-- SOURCE DATA start --

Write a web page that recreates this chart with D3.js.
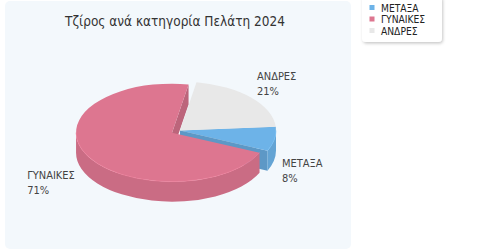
<!DOCTYPE html>
<html><head><meta charset="utf-8">
<script src="https://cdn.jsdelivr.net/npm/d3@7"></script>
<style>body{margin:0;background:#fff}svg{display:block}</style>
</head><body>
<svg id="c" width="480" height="250"></svg>
<script>
// ---- data ----
const title = "Τζίρος ανά κατηγορία Πελάτη 2024";
const categories = ["ΜΕΤΑΞΑ", "ΓΥΝΑΙΚΕΣ", "ΑΝΔΡΕΣ"];
const values = [8, 71, 21];
const colors = ["#6db3e8", "#dd7690", "#e8e8e8"];
const exploded = [false, true, false];

// ---- layout ----
const font = "'DejaVu Sans Condensed','DejaVu Sans',sans-serif";
const svg = d3.select("#c");
const defs = svg.append("defs");
const f = defs.append("filter").attr("id","sh").attr("x","-20%").attr("y","-20%").attr("width","150%").attr("height","150%");
f.append("feDropShadow").attr("dx",1).attr("dy",1.5).attr("stdDeviation",1.5).attr("flood-color","#000").attr("flood-opacity",0.22);

svg.append("rect").attr("x",5).attr("y",1).attr("width",346).attr("height",248).attr("rx",5).attr("fill","#f3f8fc");

const tt = svg.append("text").attr("x",175).attr("y",26).attr("text-anchor","middle")
  .attr("font-family",font).attr("font-size",14).attr("fill","#333").text(title);
const tw = tt.node().getComputedTextLength();
tt.attr("font-size", Math.min(15, 14 * 220 / tw));

const cx = 180, cy = 130.5, rx = 96, ry = 49, depth = 20, explodeR = 9;
const rot = -4.5 * Math.PI / 180;
const total = d3.sum(values);
const pie = d3.pie().sort(null).startAngle(Math.PI/2 + rot).endAngle(Math.PI/2 + rot + 2*Math.PI);
const arcs = pie(values).map((a, i) => {
  const t0 = a.startAngle - Math.PI/2, t1 = a.endAngle - Math.PI/2, m = (t0 + t1)/2;
  const off = exploded[i] ? explodeR : 0;
  return {i, t0, t1, m, c: {x: cx + off*Math.cos(m), y: cy + off*Math.sin(m)*ry/rx}};
});

const E = (c, t, dz=0) => [c.x + rx*Math.cos(t), c.y + ry*Math.sin(t) + dz];
const P = p => p[0].toFixed(2) + "," + p[1].toFixed(2);

const cuts = [], walls = [], tops = [];
arcs.forEach(a => {
  const col = d3.color(colors[a.i]);
  const c = a.c;
  [[a.t0, Math.cos(a.t0) < -1e-6], [a.t1, Math.cos(a.t1) > 1e-6]].forEach(([t, vis]) => {
    if (!vis) return;
    const p = E(c, t), q = E(c, t, depth);
    cuts.push({y: (c.y + p[1])/2, fill: col.darker(0.45), d: `M${c.x},${c.y}L${P(p)}L${P(q)}L${c.x},${c.y+depth}Z`});
  });
  [[0, Math.PI], [2*Math.PI, 3*Math.PI], [-2*Math.PI, -Math.PI]].forEach(([lo, hi]) => {
    const s = Math.max(a.t0, lo), e = Math.min(a.t1, hi);
    if (e > s) {
      walls.push({fill: col.darker(0.25), d: `M${P(E(c,s))}A${rx},${ry} 0 0 1 ${P(E(c,e))}L${P(E(c,e,depth))}A${rx},${ry} 0 0 0 ${P(E(c,s,depth))}Z`,
        rim: `M${P(E(c,s))}A${rx},${ry} 0 0 1 ${P(E(c,e))}`, col});
    }
  });
  const large = (a.t1 - a.t0) > Math.PI ? 1 : 0;
  tops.push({fill: col, d: `M${c.x},${c.y}L${P(E(c,a.t0))}A${rx},${ry} 0 ${large} 1 ${P(E(c,a.t1))}Z`});
});
cuts.sort((a,b) => a.y - b.y);
const g = svg.append("g");
g.selectAll(".cut").data(cuts).join("path").attr("d", d => d.d).attr("fill", d => d.fill);
g.selectAll(".wall").data(walls).join("path").attr("d", d => d.d).attr("fill", d => d.fill);
g.selectAll(".top").data(tops).join("path").attr("d", d => d.d).attr("fill", d => d.fill);
g.selectAll(".rim").data(walls).join("path").attr("d", d => d.rim).attr("fill","none")
  .attr("stroke", d => d.col.brighter(0.25)).attr("stroke-width",1).attr("opacity",0.6);

// labels
arcs.forEach(a => {
  const cosm = Math.cos(a.m), sinm = Math.sin(a.m);
  const right = cosm >= 0;
  const lx = a.c.x + rx*1.063*cosm + (right ? 1.5 : -7);
  const ly = sinm > 0 ? a.c.y + Math.max(ry*1.425*sinm + 17.5, 40.5)
                      : a.c.y + ry*1.425*sinm;
  const pct = Math.round(values[a.i]/total*100) + "%";
  const t = svg.append("text").attr("font-family",font).attr("font-size",11).attr("fill","#444");
  const l1 = t.append("tspan").attr("y", ly - 4).text(categories[a.i]);
  const l2 = t.append("tspan").attr("y", ly + 11).text(pct);
  const w = Math.max(l1.node().getComputedTextLength(), l2.node().getComputedTextLength());
  const x0 = right ? lx : lx - w;
  l1.attr("x", x0); l2.attr("x", x0);
});

// legend
const lg = svg.append("g");
lg.append("rect").attr("x",362).attr("y",-4).attr("width",80).attr("height",46).attr("rx",4)
  .attr("fill","#fff").attr("filter","url(#sh)");
categories.forEach((name, i) => {
  const by = 11.5 + i*11.5;
  lg.append("rect").attr("x",369.5).attr("y",by-6.5).attr("width",5).attr("height",5).attr("fill",colors[i]);
  lg.append("text").attr("x",381).attr("y",by).attr("font-family",font).attr("font-size",10.2)
    .attr("fill","#222").text(name);
});
</script>
</body></html>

-- SOURCE DATA end --

§ STATED EXERCISE: Return, unchanged, the lines from the first line of the material through the line that holds "const exploded = [false, true, false];", inclusive, omitting pictures.

§ THE ANSWER:
Write a web page that recreates this chart with D3.js.
<!DOCTYPE html>
<html><head><meta charset="utf-8">
<script src="https://cdn.jsdelivr.net/npm/d3@7"></script>
<style>body{margin:0;background:#fff}svg{display:block}</style>
</head><body>
<svg id="c" width="480" height="250"></svg>
<script>
// ---- data ----
const title = "Τζίρος ανά κατηγορία Πελάτη 2024";
const categories = ["ΜΕΤΑΞΑ", "ΓΥΝΑΙΚΕΣ", "ΑΝΔΡΕΣ"];
const values = [8, 71, 21];
const colors = ["#6db3e8", "#dd7690", "#e8e8e8"];
const exploded = [false, true, false];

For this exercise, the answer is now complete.